Run a Data Management Maturity Assessment, prioritize gaps, and build a short roadmap that ties to business KPIs.
Template-driven entry and documentation for repeatability
Roll out templates for collection, naming, and documentation so inputs stay complete and consistent. Templates make onboarding faster and reduce rework.
Ongoing training to sustain governance and quality
Define roles—data stewards, architects, and governance officers—and train them with hands-on labs. Provide resources like playbooks and code samples to accelerate adoption.
- Processes: choose three repeatable steps for each workflow.
- Standards & policies: keep them lightweight and discoverable.
- Track progress: KPIs for time-to-discovery, defect rates, and adoption.
Step | Owner | Outcome |
---|---|---|
Maturity assessment | Governance officer | Prioritized roadmap |
Templates deployed | Data stewards | Faster onboarding |
Training & labs | Team leads | Consistent execution |
Next steps: run a quick assessment this quarter, assign clear roles, and publish entry templates.
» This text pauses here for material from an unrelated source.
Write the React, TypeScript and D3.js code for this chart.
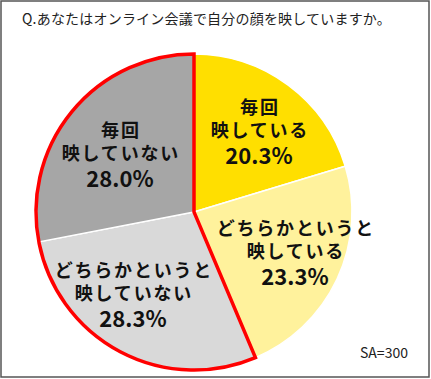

Those small moves prove value fast and make broader management best practices easier to adopt across your organization.
Turn best practices into daily habits across your organization
Turn guiding policies into small, repeatable habits your teams can run every day.
Translate your playbook into short checklists—daily catalog updates, weekly lineage checks, and quick quality tests. Use lifecycle-driven retention: financial records often seven years, HIPAA six, marketing two to three. Automate archiving or deletion when obligations end to reduce long-term risk.
Schedule quarterly access reviews and embed training in onboarding plus short quarterly refreshers. Treat catalogs, lineage, and quality checks as operational routines, not one-off projects.
Align incentives and publish a visible roadmap and scorecard so the whole organization sees progress. Start small—pilot in one team, capture lessons, then scale with repeatable patterns that help you manage data and maintain secure, effective results.